■ **TASK TO CARRY OUT**: Pull out every line from the listing that has the word "React".

■ **MATERIAL**:
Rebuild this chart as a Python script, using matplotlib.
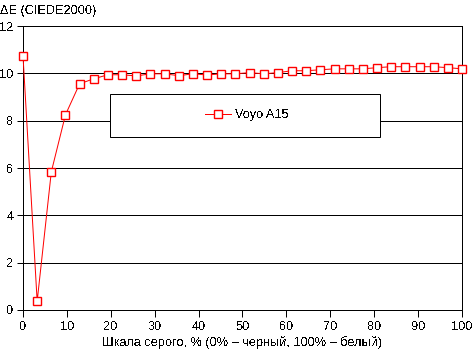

--

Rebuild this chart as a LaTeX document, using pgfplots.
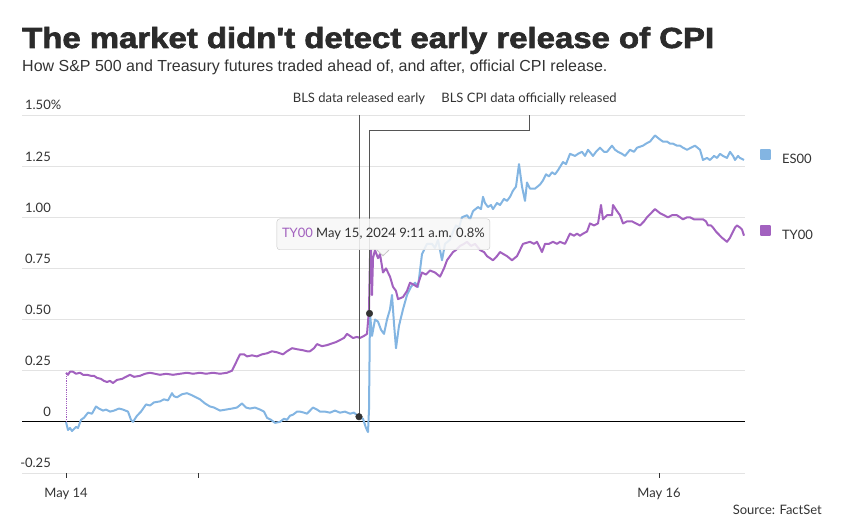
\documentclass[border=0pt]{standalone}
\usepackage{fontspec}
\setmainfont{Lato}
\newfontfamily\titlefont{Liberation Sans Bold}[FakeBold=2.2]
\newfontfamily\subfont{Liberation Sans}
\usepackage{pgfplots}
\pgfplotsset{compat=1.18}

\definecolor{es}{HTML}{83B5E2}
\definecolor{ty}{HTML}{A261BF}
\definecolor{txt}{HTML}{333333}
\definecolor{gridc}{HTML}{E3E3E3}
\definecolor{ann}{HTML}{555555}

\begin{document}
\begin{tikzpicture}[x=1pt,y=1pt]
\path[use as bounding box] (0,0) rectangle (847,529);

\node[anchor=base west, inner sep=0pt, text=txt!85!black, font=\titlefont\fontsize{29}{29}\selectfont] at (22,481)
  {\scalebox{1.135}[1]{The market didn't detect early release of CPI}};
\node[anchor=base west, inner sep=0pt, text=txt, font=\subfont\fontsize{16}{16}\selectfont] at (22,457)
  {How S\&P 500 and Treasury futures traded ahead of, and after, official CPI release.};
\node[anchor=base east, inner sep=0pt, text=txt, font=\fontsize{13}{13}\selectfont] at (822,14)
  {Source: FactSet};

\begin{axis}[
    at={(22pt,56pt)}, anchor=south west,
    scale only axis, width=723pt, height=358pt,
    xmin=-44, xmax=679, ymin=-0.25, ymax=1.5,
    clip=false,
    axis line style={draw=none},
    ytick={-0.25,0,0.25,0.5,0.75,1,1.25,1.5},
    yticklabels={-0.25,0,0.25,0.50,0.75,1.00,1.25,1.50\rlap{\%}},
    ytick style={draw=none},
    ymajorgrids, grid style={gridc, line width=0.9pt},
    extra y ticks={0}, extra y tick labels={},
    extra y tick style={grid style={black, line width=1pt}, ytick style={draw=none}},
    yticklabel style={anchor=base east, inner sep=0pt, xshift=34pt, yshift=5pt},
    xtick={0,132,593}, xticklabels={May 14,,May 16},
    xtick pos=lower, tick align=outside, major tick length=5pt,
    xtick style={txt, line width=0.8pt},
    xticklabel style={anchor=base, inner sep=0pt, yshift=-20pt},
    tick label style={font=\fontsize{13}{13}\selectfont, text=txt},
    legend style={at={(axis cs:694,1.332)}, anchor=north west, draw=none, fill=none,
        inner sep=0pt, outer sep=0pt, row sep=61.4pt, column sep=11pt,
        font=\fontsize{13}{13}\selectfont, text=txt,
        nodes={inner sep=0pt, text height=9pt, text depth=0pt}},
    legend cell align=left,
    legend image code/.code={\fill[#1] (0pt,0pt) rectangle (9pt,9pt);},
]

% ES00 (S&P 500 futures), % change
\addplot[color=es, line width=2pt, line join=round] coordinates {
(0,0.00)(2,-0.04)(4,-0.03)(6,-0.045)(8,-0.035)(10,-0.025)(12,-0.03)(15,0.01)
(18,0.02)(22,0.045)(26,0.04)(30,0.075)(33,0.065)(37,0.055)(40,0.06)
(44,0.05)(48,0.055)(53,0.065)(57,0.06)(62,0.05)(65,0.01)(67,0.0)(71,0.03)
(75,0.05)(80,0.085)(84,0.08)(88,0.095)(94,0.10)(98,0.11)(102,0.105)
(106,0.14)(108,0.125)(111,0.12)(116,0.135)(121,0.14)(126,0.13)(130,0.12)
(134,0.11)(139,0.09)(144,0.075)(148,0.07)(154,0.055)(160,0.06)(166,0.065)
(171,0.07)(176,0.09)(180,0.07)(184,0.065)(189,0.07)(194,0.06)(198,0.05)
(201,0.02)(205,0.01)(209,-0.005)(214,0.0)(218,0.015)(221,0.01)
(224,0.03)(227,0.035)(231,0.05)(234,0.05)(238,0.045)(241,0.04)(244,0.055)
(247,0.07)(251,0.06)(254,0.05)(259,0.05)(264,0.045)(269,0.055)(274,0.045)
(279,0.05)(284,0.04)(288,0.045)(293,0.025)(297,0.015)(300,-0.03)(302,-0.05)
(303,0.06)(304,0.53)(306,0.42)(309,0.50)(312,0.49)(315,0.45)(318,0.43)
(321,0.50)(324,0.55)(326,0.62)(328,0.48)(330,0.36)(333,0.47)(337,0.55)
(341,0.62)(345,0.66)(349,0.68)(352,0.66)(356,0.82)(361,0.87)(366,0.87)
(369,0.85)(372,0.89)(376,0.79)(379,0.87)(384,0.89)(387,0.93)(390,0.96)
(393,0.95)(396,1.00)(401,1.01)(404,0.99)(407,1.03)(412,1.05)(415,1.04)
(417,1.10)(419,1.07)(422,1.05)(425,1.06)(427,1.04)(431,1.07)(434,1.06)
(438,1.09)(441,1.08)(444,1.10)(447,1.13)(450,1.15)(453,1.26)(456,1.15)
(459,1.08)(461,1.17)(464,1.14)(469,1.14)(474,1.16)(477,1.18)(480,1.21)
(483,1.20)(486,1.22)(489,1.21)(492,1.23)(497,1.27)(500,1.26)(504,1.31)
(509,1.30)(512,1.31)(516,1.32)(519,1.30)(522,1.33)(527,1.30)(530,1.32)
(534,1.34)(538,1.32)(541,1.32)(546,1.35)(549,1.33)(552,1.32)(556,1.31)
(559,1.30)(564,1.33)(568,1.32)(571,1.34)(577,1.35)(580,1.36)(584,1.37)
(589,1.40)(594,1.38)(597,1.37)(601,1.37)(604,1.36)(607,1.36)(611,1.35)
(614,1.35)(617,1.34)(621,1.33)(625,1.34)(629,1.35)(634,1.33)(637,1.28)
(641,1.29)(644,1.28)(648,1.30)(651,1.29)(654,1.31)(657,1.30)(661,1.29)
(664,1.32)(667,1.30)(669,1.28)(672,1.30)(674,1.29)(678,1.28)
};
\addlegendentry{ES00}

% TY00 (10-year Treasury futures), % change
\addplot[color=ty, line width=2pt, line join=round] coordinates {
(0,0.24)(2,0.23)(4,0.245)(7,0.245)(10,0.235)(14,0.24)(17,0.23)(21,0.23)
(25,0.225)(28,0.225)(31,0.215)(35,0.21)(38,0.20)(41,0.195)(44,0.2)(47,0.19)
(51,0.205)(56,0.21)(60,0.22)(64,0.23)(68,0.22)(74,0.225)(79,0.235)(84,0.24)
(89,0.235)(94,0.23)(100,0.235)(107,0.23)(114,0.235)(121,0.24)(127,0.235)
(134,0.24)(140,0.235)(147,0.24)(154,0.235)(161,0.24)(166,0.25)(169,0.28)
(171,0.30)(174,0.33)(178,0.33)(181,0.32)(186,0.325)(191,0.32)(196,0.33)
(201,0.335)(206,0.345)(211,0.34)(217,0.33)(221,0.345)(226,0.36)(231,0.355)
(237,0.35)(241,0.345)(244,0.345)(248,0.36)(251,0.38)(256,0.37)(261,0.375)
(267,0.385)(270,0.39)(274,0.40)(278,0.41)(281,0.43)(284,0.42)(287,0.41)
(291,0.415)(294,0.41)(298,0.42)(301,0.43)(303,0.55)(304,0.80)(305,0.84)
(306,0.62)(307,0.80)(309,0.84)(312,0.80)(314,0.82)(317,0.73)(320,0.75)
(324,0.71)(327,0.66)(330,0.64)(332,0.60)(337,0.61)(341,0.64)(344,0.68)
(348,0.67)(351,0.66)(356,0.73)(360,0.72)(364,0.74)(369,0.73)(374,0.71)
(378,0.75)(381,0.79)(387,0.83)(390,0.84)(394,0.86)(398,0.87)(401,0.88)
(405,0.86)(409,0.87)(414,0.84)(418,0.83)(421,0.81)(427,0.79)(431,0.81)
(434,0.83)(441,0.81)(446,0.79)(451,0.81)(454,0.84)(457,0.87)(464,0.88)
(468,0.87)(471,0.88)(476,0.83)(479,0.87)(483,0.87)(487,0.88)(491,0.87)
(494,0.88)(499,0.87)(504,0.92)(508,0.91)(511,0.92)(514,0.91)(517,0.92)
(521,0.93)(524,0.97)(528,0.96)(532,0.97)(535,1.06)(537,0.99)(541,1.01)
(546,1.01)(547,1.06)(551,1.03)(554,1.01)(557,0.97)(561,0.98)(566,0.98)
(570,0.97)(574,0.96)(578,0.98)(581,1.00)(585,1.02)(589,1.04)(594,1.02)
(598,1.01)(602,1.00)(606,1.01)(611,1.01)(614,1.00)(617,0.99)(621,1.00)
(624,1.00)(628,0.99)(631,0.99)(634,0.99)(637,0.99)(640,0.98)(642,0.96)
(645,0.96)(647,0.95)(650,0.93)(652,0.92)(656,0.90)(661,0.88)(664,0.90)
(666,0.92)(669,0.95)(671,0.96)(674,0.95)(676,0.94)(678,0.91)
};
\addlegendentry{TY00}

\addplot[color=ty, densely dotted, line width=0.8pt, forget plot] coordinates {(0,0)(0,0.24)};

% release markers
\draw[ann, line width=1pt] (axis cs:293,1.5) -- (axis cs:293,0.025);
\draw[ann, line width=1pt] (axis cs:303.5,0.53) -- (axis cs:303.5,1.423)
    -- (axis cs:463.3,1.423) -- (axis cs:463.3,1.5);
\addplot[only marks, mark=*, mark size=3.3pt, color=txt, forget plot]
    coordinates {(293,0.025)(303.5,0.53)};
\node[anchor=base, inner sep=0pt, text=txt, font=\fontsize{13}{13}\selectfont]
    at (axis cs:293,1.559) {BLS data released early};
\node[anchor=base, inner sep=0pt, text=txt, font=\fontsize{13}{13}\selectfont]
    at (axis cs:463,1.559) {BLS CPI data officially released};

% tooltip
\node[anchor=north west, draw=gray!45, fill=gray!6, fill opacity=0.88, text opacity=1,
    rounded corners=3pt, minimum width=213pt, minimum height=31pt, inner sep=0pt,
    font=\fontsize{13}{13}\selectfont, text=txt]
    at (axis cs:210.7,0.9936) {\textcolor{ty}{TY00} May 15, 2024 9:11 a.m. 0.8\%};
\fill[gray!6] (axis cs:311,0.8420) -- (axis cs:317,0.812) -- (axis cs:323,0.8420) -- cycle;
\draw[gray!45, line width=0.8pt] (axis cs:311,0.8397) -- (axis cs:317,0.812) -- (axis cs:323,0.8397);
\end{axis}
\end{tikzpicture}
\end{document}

* * *

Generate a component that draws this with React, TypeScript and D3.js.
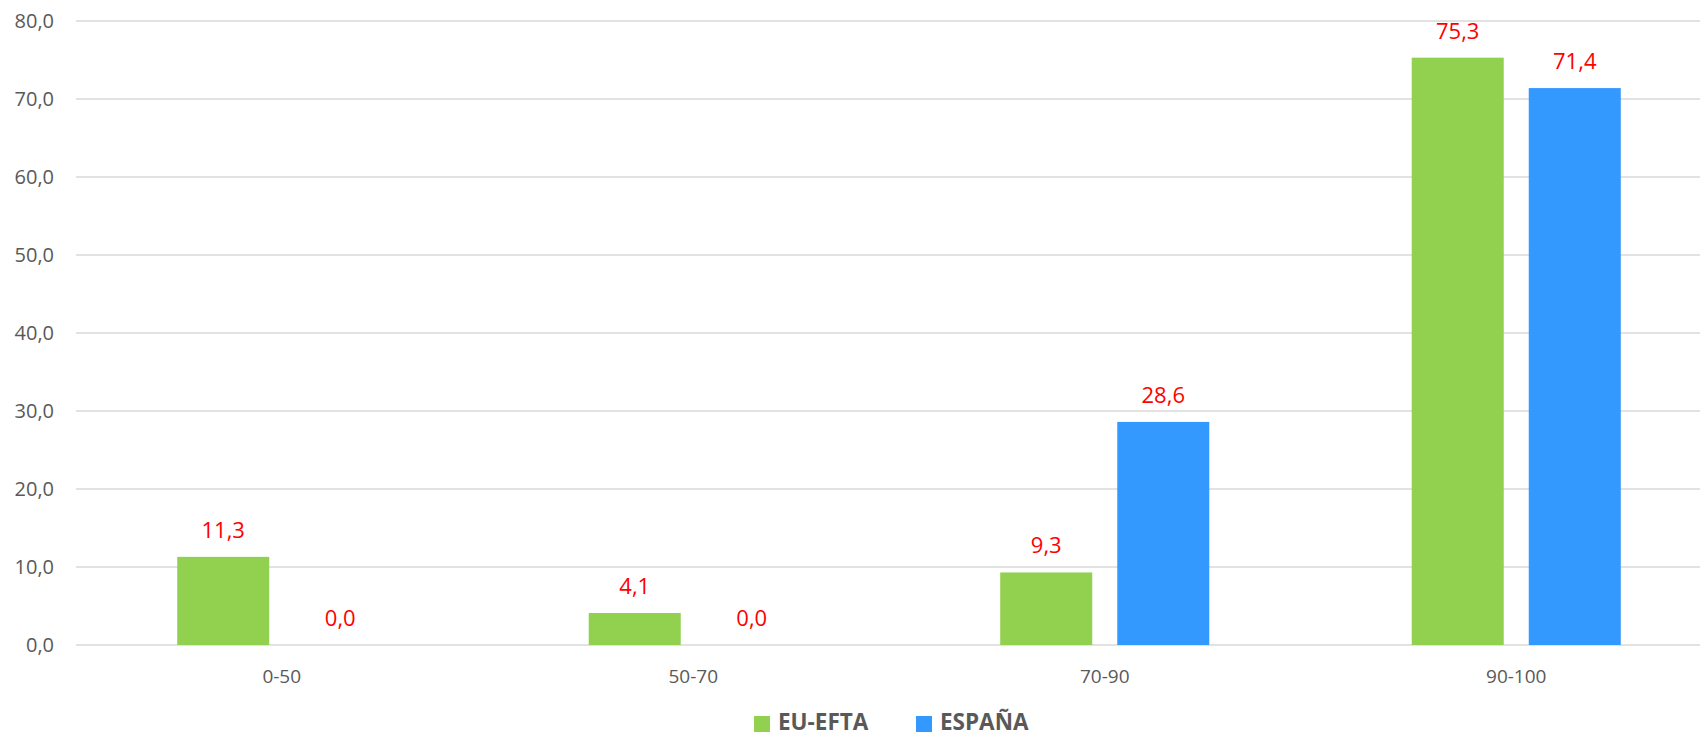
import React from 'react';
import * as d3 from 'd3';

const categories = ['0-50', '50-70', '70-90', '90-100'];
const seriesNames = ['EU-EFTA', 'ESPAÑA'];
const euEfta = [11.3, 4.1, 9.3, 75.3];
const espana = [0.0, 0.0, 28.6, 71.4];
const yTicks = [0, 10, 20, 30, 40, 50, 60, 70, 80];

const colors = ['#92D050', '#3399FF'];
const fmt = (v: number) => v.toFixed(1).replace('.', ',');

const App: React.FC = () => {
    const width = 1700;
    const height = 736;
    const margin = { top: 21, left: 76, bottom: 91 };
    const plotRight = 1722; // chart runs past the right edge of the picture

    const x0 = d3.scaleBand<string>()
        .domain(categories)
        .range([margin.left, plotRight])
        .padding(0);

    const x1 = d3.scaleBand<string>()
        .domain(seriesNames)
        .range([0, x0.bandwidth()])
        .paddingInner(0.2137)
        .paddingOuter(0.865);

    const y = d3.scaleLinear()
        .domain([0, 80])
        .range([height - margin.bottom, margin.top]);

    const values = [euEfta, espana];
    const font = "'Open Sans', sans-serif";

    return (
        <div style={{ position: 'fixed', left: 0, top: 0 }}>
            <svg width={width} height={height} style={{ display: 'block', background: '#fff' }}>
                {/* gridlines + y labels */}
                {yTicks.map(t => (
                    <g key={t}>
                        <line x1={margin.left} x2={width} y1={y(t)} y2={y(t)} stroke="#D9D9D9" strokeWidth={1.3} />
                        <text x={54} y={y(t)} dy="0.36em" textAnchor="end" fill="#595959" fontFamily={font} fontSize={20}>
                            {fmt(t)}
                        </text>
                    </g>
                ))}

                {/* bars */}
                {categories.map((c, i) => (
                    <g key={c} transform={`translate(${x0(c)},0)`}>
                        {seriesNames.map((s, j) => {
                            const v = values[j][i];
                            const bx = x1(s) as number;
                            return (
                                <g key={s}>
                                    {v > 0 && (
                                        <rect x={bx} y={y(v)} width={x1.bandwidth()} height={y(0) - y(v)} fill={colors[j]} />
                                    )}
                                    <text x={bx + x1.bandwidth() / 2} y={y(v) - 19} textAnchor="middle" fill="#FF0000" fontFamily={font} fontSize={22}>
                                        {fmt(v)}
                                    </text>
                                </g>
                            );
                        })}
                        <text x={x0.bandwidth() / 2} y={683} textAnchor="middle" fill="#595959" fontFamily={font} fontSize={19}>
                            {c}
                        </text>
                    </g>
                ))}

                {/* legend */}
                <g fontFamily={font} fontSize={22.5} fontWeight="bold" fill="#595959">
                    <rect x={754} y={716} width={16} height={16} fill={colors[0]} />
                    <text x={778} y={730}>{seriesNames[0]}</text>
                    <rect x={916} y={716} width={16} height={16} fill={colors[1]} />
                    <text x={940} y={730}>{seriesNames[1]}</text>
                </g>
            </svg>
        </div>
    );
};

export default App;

■ **RESPONSE TO THE TASK**:
Generate a component that draws this with React, TypeScript and D3.js.
import React from 'react';
const App: React.FC = () => {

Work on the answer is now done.